• _Your task_
Leave out the pictures, and retype only the lines from the beginning of the material through the line that contains "bg.add_patch(Rectangle((0, 666), W, 59, color='#40C2F2', lw=0))", including both.

╭─ Supplied material

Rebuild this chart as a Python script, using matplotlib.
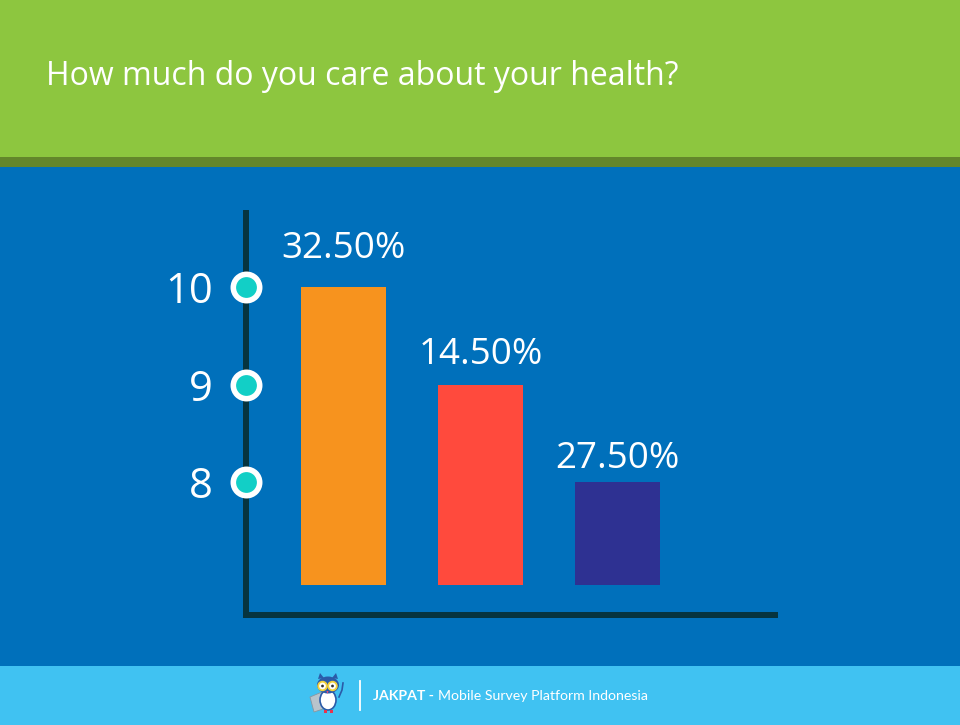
import matplotlib as mpl
mpl.use('Agg')
import matplotlib.pyplot as plt
from matplotlib.patches import Rectangle, Circle, Ellipse, Polygon

# data
scores = [10, 9, 8]
shares = ['32.50%', '14.50%', '27.50%']
bar_colors = ['#F7931E', '#FF4A3D', '#2E3192']
tick_labels = ['10', '9', '8']
title = 'How much do you care about your health?'

W, H = 960, 725
fig = plt.figure(figsize=(W / 100, H / 100), dpi=100)

# background bands, drawn in pixel coords on a full-figure axes
bg = fig.add_axes([0, 0, 1, 1], zorder=0)
bg.set_xlim(0, W)
bg.set_ylim(H, 0)
bg.axis('off')
bg.add_patch(Rectangle((0, 0), W, 157, color='#8DC63F', lw=0))
bg.add_patch(Rectangle((0, 157), W, 10, color='#63862B', lw=0))
bg.add_patch(Rectangle((0, 167), W, 499, color='#0070BB', lw=0))
bg.add_patch(Rectangle((0, 666), W, 59, color='#40C2F2', lw=0))

# footer: tiny owl + separator + text
bg.add_patch(Polygon([(310, 697), (322, 692), (326, 708), (314, 712)], closed=True,
                     fc='#B8C4CC', ec='#8A96A0', lw=0.6, zorder=2))
bg.add_patch(Ellipse((328, 700), 16, 20, fc='white', ec='#2B5BA8', lw=1.2, zorder=3))
bg.add_patch(Ellipse((328, 685), 22, 17, fc='#2B5BA8', lw=0, zorder=4))
bg.add_patch(Polygon([(318, 679), (320, 673), (324, 678)], closed=True, fc='#2B5BA8', lw=0, zorder=4))
bg.add_patch(Polygon([(338, 679), (336, 673), (332, 678)], closed=True, fc='#2B5BA8', lw=0, zorder=4))
for ex in (322.5, 332.5):
    bg.add_patch(Circle((ex, 686), 4.3, fc='white', ec='#F4D23C', lw=1.3, zorder=5))
    bg.add_patch(Circle((ex, 686), 1.4, fc='#333333', lw=0, zorder=6))
bg.add_patch(Polygon([(326.5, 691), (328.5, 691), (327.5, 694)], closed=True, fc='#E94B7A', lw=0, zorder=6))
bg.plot([339, 342, 343], [697, 690, 683], color='#2B5BA8', lw=1.2, zorder=3)
bg.add_patch(Rectangle((324, 710), 2.5, 3, fc='#E8344E', lw=0, zorder=3))
bg.add_patch(Rectangle((330, 710), 2.5, 3, fc='#E8344E', lw=0, zorder=3))
bg.plot([360, 360], [681, 710], color='white', lw=1.3)

footer_bold = fig.text(373 / W, 1 - 700 / H, 'JAKPAT -', color='white', fontsize=10.2,
                       fontweight='bold', family='Lato', va='baseline')
fig.canvas.draw()
r = fig.canvas.get_renderer()
x1 = footer_bold.get_window_extent(r).x1
fig.text((x1 + 4) / W, 1 - 700 / H, 'Mobile Survey Platform Indonesia', color='white',
         fontsize=10.2, family='Lato', va='baseline')

fig.text(46 / W, 1 - 85 / H, title, color='white', fontsize=23, family='Open Sans',
         va='baseline')

# main chart
ax = fig.add_axes([246 / W, 1 - 615 / H, (775 - 246) / W, (615 - 213) / H], zorder=2)
ax.patch.set_alpha(0)
base = 6.94
xs = list(range(len(scores)))
ax.bar(xs, [s - base for s in scores], bottom=base, width=0.62, color=bar_colors, zorder=2)
ax.set_xlim(-0.7117, 3.1496)
ax.set_ylim(6.636, 10.759)

for sp in ['top', 'right']:
    ax.spines[sp].set_visible(False)
for sp in ['left', 'bottom']:
    ax.spines[sp].set_color('#06343F')
    ax.spines[sp].set_linewidth(4.3)
    ax.spines[sp].set_capstyle('projecting')

ax.set_xticks([])
ax.set_yticks(scores)
ax.set_yticklabels(tick_labels, family='Open Sans')
ax.tick_params(axis='y', length=0, pad=24, labelsize=30, labelcolor='white')

# ring markers on the y axis
ax.plot([ax.get_xlim()[0]] * len(scores), scores, 'o', ms=19, mew=4,
        mfc='#12CFC6', mec='white', clip_on=False, zorder=5)

label_pads = [21, 15, 10]  # points above the bar top
for x, s, lab, p in zip(xs, scores, shares, label_pads):
    ax.annotate(lab, (x, s), xytext=(0, p), textcoords='offset points',
                ha='center', va='baseline', color='white', fontsize=26.5,
                family='Open Sans')

fig.savefig('out.png', dpi=100)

╰─

• _Solution to this problem_
Rebuild this chart as a Python script, using matplotlib.
import matplotlib as mpl
mpl.use('Agg')
import matplotlib.pyplot as plt
from matplotlib.patches import Rectangle, Circle, Ellipse, Polygon

# data
scores = [10, 9, 8]
shares = ['32.50%', '14.50%', '27.50%']
bar_colors = ['#F7931E', '#FF4A3D', '#2E3192']
tick_labels = ['10', '9', '8']
title = 'How much do you care about your health?'

W, H = 960, 725
fig = plt.figure(figsize=(W / 100, H / 100), dpi=100)

# background bands, drawn in pixel coords on a full-figure axes
bg = fig.add_axes([0, 0, 1, 1], zorder=0)
bg.set_xlim(0, W)
bg.set_ylim(H, 0)
bg.axis('off')
bg.add_patch(Rectangle((0, 0), W, 157, color='#8DC63F', lw=0))
bg.add_patch(Rectangle((0, 157), W, 10, color='#63862B', lw=0))
bg.add_patch(Rectangle((0, 167), W, 499, color='#0070BB', lw=0))
bg.add_patch(Rectangle((0, 666), W, 59, color='#40C2F2', lw=0))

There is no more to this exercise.